─── Data excerpt ───

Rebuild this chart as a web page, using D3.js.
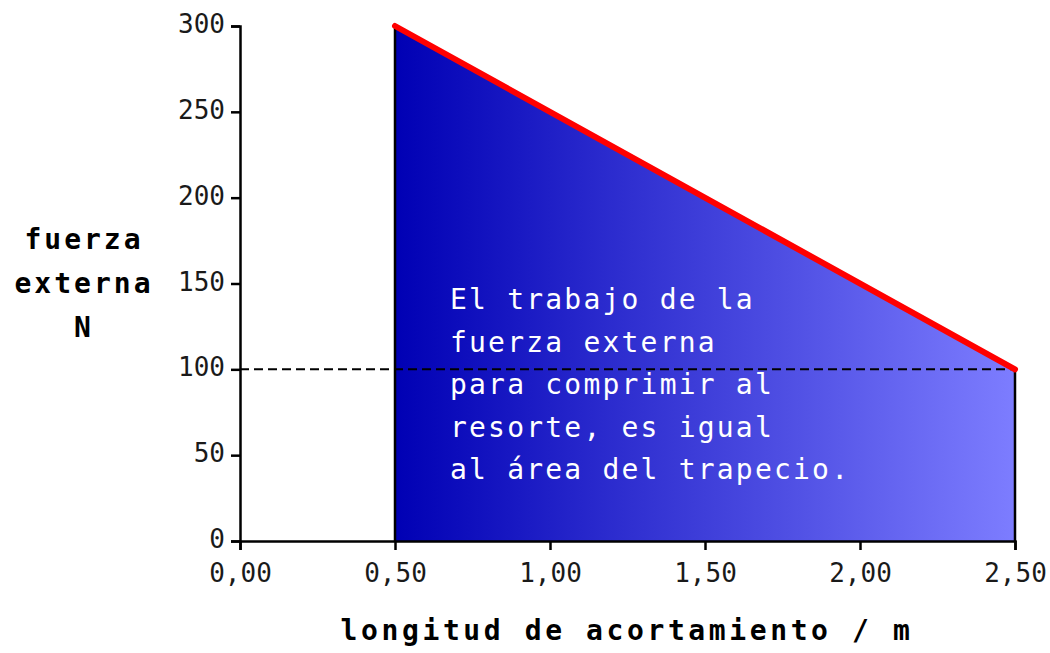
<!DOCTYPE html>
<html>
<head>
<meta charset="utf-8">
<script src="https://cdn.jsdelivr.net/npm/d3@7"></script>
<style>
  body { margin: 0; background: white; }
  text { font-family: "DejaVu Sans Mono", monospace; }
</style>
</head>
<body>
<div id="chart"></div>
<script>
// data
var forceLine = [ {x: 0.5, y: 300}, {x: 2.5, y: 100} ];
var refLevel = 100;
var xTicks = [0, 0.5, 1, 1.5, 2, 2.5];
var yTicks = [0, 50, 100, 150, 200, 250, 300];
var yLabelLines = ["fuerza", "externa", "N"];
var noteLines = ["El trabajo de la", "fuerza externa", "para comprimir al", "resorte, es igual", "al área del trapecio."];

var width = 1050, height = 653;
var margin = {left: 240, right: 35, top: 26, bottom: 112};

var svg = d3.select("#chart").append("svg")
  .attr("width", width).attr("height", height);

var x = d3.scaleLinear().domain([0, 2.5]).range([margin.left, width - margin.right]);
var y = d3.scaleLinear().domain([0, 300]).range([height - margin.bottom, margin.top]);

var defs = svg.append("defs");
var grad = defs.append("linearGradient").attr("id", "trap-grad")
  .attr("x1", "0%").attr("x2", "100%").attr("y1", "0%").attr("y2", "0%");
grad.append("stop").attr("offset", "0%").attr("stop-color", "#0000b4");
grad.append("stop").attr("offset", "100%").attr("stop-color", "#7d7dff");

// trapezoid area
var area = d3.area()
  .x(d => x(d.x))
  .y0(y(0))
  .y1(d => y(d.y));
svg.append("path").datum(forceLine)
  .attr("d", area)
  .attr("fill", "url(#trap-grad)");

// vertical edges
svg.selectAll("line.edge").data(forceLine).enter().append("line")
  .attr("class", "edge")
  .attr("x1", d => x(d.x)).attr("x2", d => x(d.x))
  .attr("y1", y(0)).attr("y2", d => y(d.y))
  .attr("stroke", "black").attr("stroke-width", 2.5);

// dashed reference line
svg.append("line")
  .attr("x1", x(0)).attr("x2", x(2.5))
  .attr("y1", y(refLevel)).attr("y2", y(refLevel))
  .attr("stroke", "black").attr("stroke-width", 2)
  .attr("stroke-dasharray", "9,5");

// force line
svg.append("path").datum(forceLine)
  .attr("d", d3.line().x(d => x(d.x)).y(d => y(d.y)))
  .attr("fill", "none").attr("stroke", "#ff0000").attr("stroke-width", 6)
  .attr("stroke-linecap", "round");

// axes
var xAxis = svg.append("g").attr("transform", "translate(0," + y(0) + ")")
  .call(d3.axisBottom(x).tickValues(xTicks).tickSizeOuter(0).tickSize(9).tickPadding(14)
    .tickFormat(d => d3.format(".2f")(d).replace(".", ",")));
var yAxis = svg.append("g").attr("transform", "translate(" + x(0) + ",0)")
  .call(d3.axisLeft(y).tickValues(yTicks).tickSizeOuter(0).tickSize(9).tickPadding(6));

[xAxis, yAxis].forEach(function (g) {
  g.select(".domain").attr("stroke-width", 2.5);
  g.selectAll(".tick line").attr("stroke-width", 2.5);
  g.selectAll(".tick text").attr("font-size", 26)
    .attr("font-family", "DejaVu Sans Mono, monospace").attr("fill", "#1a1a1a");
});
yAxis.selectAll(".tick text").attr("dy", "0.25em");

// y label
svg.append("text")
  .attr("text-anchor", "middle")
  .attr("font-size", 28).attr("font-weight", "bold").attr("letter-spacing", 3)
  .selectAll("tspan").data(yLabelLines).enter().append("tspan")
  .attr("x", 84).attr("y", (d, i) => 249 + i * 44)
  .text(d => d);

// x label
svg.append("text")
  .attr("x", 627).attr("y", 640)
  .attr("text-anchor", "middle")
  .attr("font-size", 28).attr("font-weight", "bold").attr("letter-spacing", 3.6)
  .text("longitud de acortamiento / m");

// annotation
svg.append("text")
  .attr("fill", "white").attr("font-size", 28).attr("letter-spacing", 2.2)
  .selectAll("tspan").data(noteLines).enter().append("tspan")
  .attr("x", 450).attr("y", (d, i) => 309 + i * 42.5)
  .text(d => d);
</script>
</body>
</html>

───

#### The exercise
From the data above, gather every line that includes the word "chart".

#### Task response
Rebuild this chart as a web page, using D3.js.
<div id="chart"></div>
var svg = d3.select("#chart").append("svg")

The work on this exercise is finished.